This Thursday, the Trump administration significantly escalated pressure on Cuba, appealing to "arguments" without any public empirical evidence or entirely false to declare that the Island constitutes "an unusual and extraordinary threat ... to the national security and foreign policy of the United States", and, consequently, threatening to impose "an additional ad valorem duty (...) on imports of goods that are products of a foreign country that directly or indirectly sells or otherwise provides any oil to Cuba." Among the nonsense included in the executive order is that "Cuba hosts Russia's largest overseas signals intelligence facility, which tries to steal sensitive national security information of the United States."
I graduated as a Computer Science Engineer from a university built on the very grounds that, until the end of 2001, housed the so-called "Lourdes SIGINT station" on the outskirts of the Cuban capital. George W. Bush himself acknowledged, on October 17, 2001, the closure of the facility, a Cold War-born irritant in bilateral relations between Moscow/Havana and Washington. In testimony before the House Homeland Security's Subcommittee on Transportation and Maritime Security regarding alleged China's intelligence operations here, the director of the Center for Strategic and International Studies' Americas Program stressed that after the Lourdes base was shuttered in early 2002 the place was turned into the University of Informatic Sciences. In the last 10 years, many reports have emerged talking about a potential reactivation, but I can assure you that at this university there is no installed capacity, not to mention that there has been no Russian military personnel here since they abandoned the place 24 years back.
But Trump doesn't need the truth. On the contrary, he has proven beyond a doubt that, past the first quarter of the 21st century, the lie works well enough to advance his interests. Then, it must be remembered that Cuba is already sufficiently punished by the United States, due to the impact of the sanctions applied by the Departments of the Treasury and Commerce since the Eisenhower administration, and which the US authorities themselves have recognized as the most comprehensive around the world. In his first administration, Trump accepted the plan of hawks like John Bolton and then-Senator Marco Rubio to introduce a maximum pressure policy against the Island, in principle for its support of a Venezuela that now cannot send it even a drop of oil.

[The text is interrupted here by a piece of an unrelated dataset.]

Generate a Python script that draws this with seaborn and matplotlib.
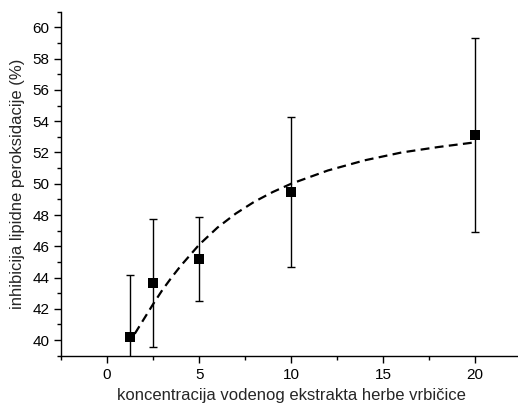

With this new step, and after having reissued in June 2025 his first term's National Security Presidential Memorandum 5, Trump confirms in practice what media like Politico had been reporting since the last week. The vile bet is on total asphyxiation given the strategic nature of oil for any economy, especially for Cuba's, which is in intensive care demanding artificial respiration. But vile because the idea, very connected to the infamous memorandum of Lester Mallory—a top official in the Kennedy administration—, does not so much seek to pressure the leadership but rather "to bring about hunger, desperation and overthrow of government". It has always been about generating "disenchantment and disaffection" by intentionally creating shortages, "economic dissatisfaction". It is using ordinary and simple people as a key weapon for regime change.
Cuba's main problem is that no international actor seems interested or has the capacity—not to mention the courage—to contest the crude foreign policy of the Republican White House. The Cuban foreign minister branded the measure a "brutal act of aggression." But, without ever conceding sovereignty, I think Havana must act with great composure, and intelligently take any advantage of Mexico's offer to act as a potential bridge to ease tensions. In my opinion, the Cuban political position would have been stronger at this moment if the leadership had acted more proactively before, politically and economically, to avoid a context of urgency in which the measures adopted always seem to respond to it. "It seems that [Cuba] will not be able to survive," Trump said after signing his order. We will see if, this time, "might makes right". There is no stronger scenario to test the gunboat diplomacy than Cuba.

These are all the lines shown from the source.